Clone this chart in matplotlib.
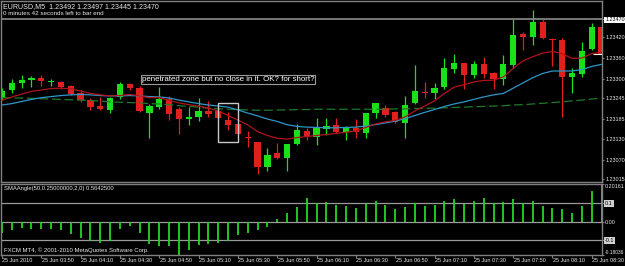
import matplotlib
matplotlib.use("Agg")
import matplotlib.pyplot as plt
import matplotlib.transforms as mtransforms
from matplotlib.patches import Rectangle
import numpy as np

# ---------------- data ----------------
opens = [1.23247, 1.23269, 1.23290, 1.23296, 1.23302, 1.23292, 1.23292, 1.23280, 1.23261, 1.23240,
         1.23222, 1.23212, 1.23248, 1.23286, 1.23275, 1.23204, 1.23219, 1.23242, 1.23216, 1.23185,
         1.23193, 1.23210, 1.23208, 1.23182, 1.23171, 1.23136, 1.23120, 1.23050, 1.23088, 1.23075,
         1.23115, 1.23153, 1.23136, 1.23158, 1.23168, 1.23150, 1.23161, 1.23147, 1.23202, 1.23217,
         1.23207, 1.23176, 1.23231, 1.23264, 1.23259, 1.23277, 1.23329, 1.23345, 1.23312, 1.23343,
         1.23317, 1.23300, 1.23340, 1.23428, 1.23419, 1.23464, 1.23414, 1.23412, 1.23307, 1.23315,
         1.23386, 1.23448]
highs = [1.23274, 1.23299, 1.23313, 1.23309, 1.23312, 1.23301, 1.23295, 1.23282, 1.23269, 1.23247,
         1.23248, 1.23250, 1.23293, 1.23290, 1.23280, 1.23229, 1.23277, 1.23252, 1.23221, 1.23220,
         1.23246, 1.23238, 1.23214, 1.23207, 1.23173, 1.23153, 1.23121, 1.23102, 1.23117, 1.23115,
         1.23172, 1.23160, 1.23188, 1.23188, 1.23188, 1.23166, 1.23186, 1.23204, 1.23231, 1.23226,
         1.23209, 1.23252, 1.23340, 1.23293, 1.23288, 1.23359, 1.23372, 1.23347, 1.23352, 1.23362,
         1.23321, 1.23369, 1.23471, 1.23435, 1.23497, 1.23471, 1.23416, 1.23416, 1.23331, 1.23405,
         1.23461, 1.23451]
lows = [1.23240, 1.23259, 1.23274, 1.23278, 1.23280, 1.23281, 1.23271, 1.23255, 1.23236, 1.23212,
        1.23212, 1.23202, 1.23242, 1.23269, 1.23205, 1.23131, 1.23214, 1.23183, 1.23142, 1.23169,
        1.23180, 1.23193, 1.23186, 1.23155, 1.23142, 1.23106, 1.23029, 1.23039, 1.23072, 1.23039,
        1.23113, 1.23126, 1.23112, 1.23140, 1.23145, 1.23126, 1.23131, 1.23131, 1.23188, 1.23193,
        1.23176, 1.23131, 1.23229, 1.23247, 1.23243, 1.23271, 1.23318, 1.23271, 1.23302, 1.23302,
        1.23272, 1.23283, 1.23331, 1.23383, 1.23397, 1.23414, 1.23338, 1.23193, 1.23259, 1.23307,
        1.23383, 1.23366]
closes = [1.23267, 1.23288, 1.23297, 1.23304, 1.23294, 1.23295, 1.23278, 1.23257, 1.23240, 1.23220,
          1.23215, 1.23247, 1.23286, 1.23275, 1.23209, 1.23224, 1.23243, 1.23200, 1.23185, 1.23192,
          1.23209, 1.23199, 1.23189, 1.23169, 1.23143, 1.23131, 1.23050, 1.23083, 1.23075, 1.23115,
          1.23155, 1.23135, 1.23161, 1.23166, 1.23150, 1.23161, 1.23148, 1.23204, 1.23231, 1.23198,
          1.23178, 1.23226, 1.23266, 1.23261, 1.23275, 1.23331, 1.23345, 1.23312, 1.23343, 1.23315,
          1.23300, 1.23343, 1.23426, 1.23421, 1.23464, 1.23416, 1.23411, 1.23307, 1.23317, 1.23381,
          1.23448, 1.23369]

ma_fast = [1.23240, 1.23249, 1.23257, 1.23265, 1.23269, 1.23273, 1.23274, 1.23272, 1.23266, 1.23259,
           1.23255, 1.23252, 1.23253, 1.23256, 1.23252, 1.23247, 1.23247, 1.23239, 1.23232, 1.23227,
           1.23223, 1.23217, 1.23209, 1.23196, 1.23183, 1.23169, 1.23150, 1.23139, 1.23131, 1.23129,
           1.23133, 1.23136, 1.23139, 1.23142, 1.23145, 1.23148, 1.23152, 1.23162, 1.23172, 1.23178,
           1.23182, 1.23192, 1.23209, 1.23223, 1.23238, 1.23259, 1.23277, 1.23284, 1.23292, 1.23296,
           1.23297, 1.23306, 1.23330, 1.23352, 1.23364, 1.23374, 1.23379, 1.23372, 1.23359, 1.23360,
           1.23373, 1.23376]
ma_mid = [1.23226, 1.23230, 1.23236, 1.23242, 1.23247, 1.23250, 1.23253, 1.23255, 1.23256, 1.23255,
          1.23253, 1.23252, 1.23252, 1.23253, 1.23252, 1.23250, 1.23249, 1.23246, 1.23240, 1.23235,
          1.23230, 1.23226, 1.23223, 1.23220, 1.23212, 1.23203, 1.23195, 1.23186, 1.23179, 1.23170,
          1.23165, 1.23163, 1.23162, 1.23161, 1.23161, 1.23162, 1.23163, 1.23166, 1.23170, 1.23175,
          1.23180, 1.23187, 1.23196, 1.23205, 1.23213, 1.23222, 1.23229, 1.23235, 1.23242, 1.23249,
          1.23255, 1.23259, 1.23274, 1.23289, 1.23304, 1.23316, 1.23323, 1.23323, 1.23323, 1.23327,
          1.23336, 1.23342]
ma_slow = [1.23247, 1.23246, 1.23246, 1.23245, 1.23244, 1.23243, 1.23242, 1.23241, 1.23240, 1.23239,
           1.23237, 1.23235, 1.23234, 1.23233, 1.23232, 1.23230, 1.23229, 1.23227, 1.23224, 1.23222,
           1.23220, 1.23217, 1.23215, 1.23214, 1.23213, 1.23212, 1.23211, 1.23211, 1.23212, 1.23212,
           1.23213, 1.23213, 1.23214, 1.23214, 1.23214, 1.23214, 1.23214, 1.23214, 1.23214, 1.23214,
           1.23215, 1.23215, 1.23216, 1.23217, 1.23217, 1.23218, 1.23219, 1.23220, 1.23221, 1.23222,
           1.23223, 1.23224, 1.23226, 1.23227, 1.23229, 1.23231, 1.23233, 1.23235, 1.23238, 1.23240,
           1.23243, 1.23246]

sma_angle = [-0.064, -0.046, -0.034, -0.041, -0.042, -0.041, -0.046, -0.068, -0.088, -0.105,
             -0.115, -0.104, -0.042, -0.023, -0.060, -0.122, -0.131, -0.131, -0.1803, -0.154,
             -0.127, -0.122, -0.115, -0.104, -0.075, -0.060, -0.046, -0.028, 0.012, 0.044,
             0.077, 0.125, 0.098, 0.105, 0.090, 0.085, 0.075, 0.095, 0.110, 0.090,
             0.070, 0.080, 0.100, 0.085, 0.090, 0.110, 0.120, 0.095, 0.110, 0.125,
             0.100, 0.105, 0.120, 0.100, 0.110, 0.085, 0.075, 0.068, 0.046, 0.085,
             0.165, 0.2016]

price_ticks = [1.23470, 1.23420, 1.23360, 1.23300, 1.23245, 1.23185, 1.23130, 1.23070, 1.23015]
price_tick_labels = ["1.23470", "1.23420", "1.23360", "1.23300", "1.23245", "1.23185",
                     "1.23130", "1.23070", "1.23015"]
ind_ticks = [0.20161, 0.1, 0.0, -0.1, -0.18036]
ind_tick_labels = ["0.20161", "0.1", "0.00", "-0.1", "-0.18036"]
ind_levels = [0.1, 0.0, -0.1]
time_tick_bars = [0, 4, 8, 12, 16, 20, 24, 28, 32, 36, 40, 44, 48, 52, 56, 60]
time_tick_labels = ["25 Jun 2010", "25 Jun 03:50", "25 Jun 04:10", "25 Jun 04:30", "25 Jun 04:50",
                    "25 Jun 05:10", "25 Jun 05:30", "25 Jun 05:50", "25 Jun 06:10", "25 Jun 06:30",
                    "25 Jun 06:50", "25 Jun 07:10", "25 Jun 07:30", "25 Jun 07:50", "25 Jun 08:10",
                    "25 Jun 08:30"]
hline_price = 1.23470
bid_marker_price = 1.23372
box_bars = [22.0, 23.98]
box_prices = [1.23231, 1.23121]
note_bar, note_price = 14.2, 1.23299
note_text = "penetrated zone but no close in it. OK? for short?"
header1 = "EURUSD,M5  1.23492 1.23497 1.23445 1.23470"
header2 = "0 minutes 42 seconds left to bar end"
ind_name = "SMAAngle(50,0.25000000,2,0) 0.5642500"
copyright_text = "FXCM MT4, \u00a9 2001-2010 MetaQuotes Software Corp."

# ---------------- layout ----------------
W, H = 625, 266
plt.rcParams['font.family'] = ['Liberation Sans', 'DejaVu Sans']

def fx(px):
    return px / W

def fy(py):
    return 1 - py / H

BAR_PX = 9.83
X0_PX = 2.0
AX_L, AX_R = 1.0, 602.0
xmin = -(X0_PX - AX_L) / BAR_PX
xmax = xmin + (AX_R - AX_L) / BAR_PX

PRICE_PER_PX = 0.00002853
P_AT_0 = 1.235256
MAIN_TOP, MAIN_BOT = 1.0, 182.0
IND_TOP, IND_BOT = 184.2, 254.9

GRID = '#808080'
BULL = '#19e019'
BEAR = '#e01f1f'
TXT = '#e8e8e8'

fig = plt.figure(figsize=(W / 100, H / 100), dpi=100, facecolor='black')

ax = fig.add_axes([fx(AX_L), fy(MAIN_BOT), (AX_R - AX_L) / W, (MAIN_BOT - MAIN_TOP) / H])
ax.set_facecolor('black')
ax.set_xlim(xmin, xmax)
ax.set_ylim(P_AT_0 - PRICE_PER_PX * MAIN_BOT, P_AT_0 - PRICE_PER_PX * MAIN_TOP)
for s in ax.spines.values():
    s.set_color(GRID)
    s.set_linewidth(1.0)

bars = np.arange(len(opens))
o = np.array(opens); h = np.array(highs); l = np.array(lows); c = np.array(closes)
up = c >= o
cols = np.where(up, BULL, BEAR)

ax.axhline(hline_price, color='#8c8c8c', lw=1.2, zorder=1)
ax.vlines(bars, l, h, colors=cols, lw=0.9, zorder=2)
body_bot = np.minimum(o, c)
body_h = np.maximum(np.abs(c - o), 0.00003)
ax.bar(bars, body_h, bottom=body_bot, width=0.64, color=cols, linewidth=0, zorder=2)

ax.plot(bars, ma_slow, color='#1f7a2a', lw=0.9, dashes=(7, 3), zorder=3)
ax.plot(bars, ma_mid, color='#2f96c8', lw=0.9, zorder=3)
ax.plot(bars, ma_fast, color='#b0141c', lw=0.9, zorder=3)

ax.hlines(bid_marker_price, 60.1, 61.2, color='#f0f0f0', lw=0.8, zorder=4)
ax.add_patch(Rectangle((box_bars[0], box_prices[1]), box_bars[1] - box_bars[0],
                       box_prices[0] - box_prices[1], fill=False, ec='#c8c8c8', lw=1.0, zorder=4))
ax.text(note_bar, note_price, note_text, fontsize=5.7, color='white', va='center', ha='left',
        zorder=5, bbox=dict(boxstyle='square,pad=0.12', fc='black', ec='#9a9a9a', lw=0.8))

ax.set_xticks([])
ax.set_yticks(price_ticks)
ax.set_yticklabels(price_tick_labels)
ax.tick_params(axis='y', left=False, right=True, labelleft=False, labelright=True,
               length=1.5, width=0.8, color=GRID, labelcolor=TXT, labelsize=3.9, pad=0.8)
first = ax.yaxis.get_major_ticks()[0].label2
first.set_color('black')
first.set_bbox(dict(fc='white', ec='none', pad=0.5))

# indicator panel
ax2 = fig.add_axes([fx(AX_L), fy(IND_BOT), (AX_R - AX_L) / W, (IND_BOT - IND_TOP) / H])
ax2.set_facecolor('black')
ax2.set_xlim(xmin, xmax)
ax2.set_ylim(ind_ticks[-1], ind_ticks[0])
for s in ax2.spines.values():
    s.set_color(GRID)
    s.set_linewidth(1.0)
for lv in ind_levels:
    ax2.axhline(lv, color='#9a9a9a', lw=0.9, zorder=1)
ax2.vlines(bars, 0, sma_angle, colors='#22d822', lw=1.3, zorder=2)

ax2.set_yticks(ind_ticks)
ax2.set_yticklabels(ind_tick_labels)
ax2.tick_params(axis='y', left=False, right=True, labelleft=False, labelright=True,
                length=1.5, width=0.8, color=GRID, labelcolor=TXT, labelsize=3.9, pad=0.8)
yt = ax2.yaxis.get_major_ticks()
yt[0].label2.set_va('top')
yt[-1].label2.set_va('bottom')
yt[-1].label2.set_fontsize(3.5)
for k in (1, 3):
    yt[k].label2.set_color('black')
    yt[k].label2.set_bbox(dict(fc='#d0d0d0', ec='none', pad=0.5))

ax2.set_xticks(time_tick_bars)
ax2.set_xticklabels([])
ax2.tick_params(axis='x', bottom=True, length=2.5, width=0.8, color=GRID, direction='out')
tr = mtransforms.blended_transform_factory(ax2.transData, fig.transFigure)
for b, lab in zip(time_tick_bars, time_tick_labels):
    ax2.text(b + 0.05, fy(260.5), lab, transform=tr, fontsize=4.0, color=TXT,
             va='center', ha='left', clip_on=False)

# header / labels
fig.text(fx(3), fy(6.2), header1, fontsize=5.1, color=TXT, va='center', ha='left')
fig.text(fx(3), fy(13.3), header2, fontsize=4.5, color=TXT, va='center', ha='left')
fig.text(fx(4), fy(188.5), ind_name, fontsize=4.2, color=TXT, va='center', ha='left')
fig.text(fx(4), fy(250.5), copyright_text, fontsize=4.35, color=TXT, va='center', ha='left')

fig.savefig('out.png', dpi=100, facecolor='black')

---

THE PROBLEM: Repeat only the lines from the beginning of the material through the line containing "import numpy as np", both ends kept, leaving pictures out.

RESPONSE TO THE EXERCISE:
Clone this chart in matplotlib.
import matplotlib
matplotlib.use("Agg")
import matplotlib.pyplot as plt
import matplotlib.transforms as mtransforms
from matplotlib.patches import Rectangle
import numpy as np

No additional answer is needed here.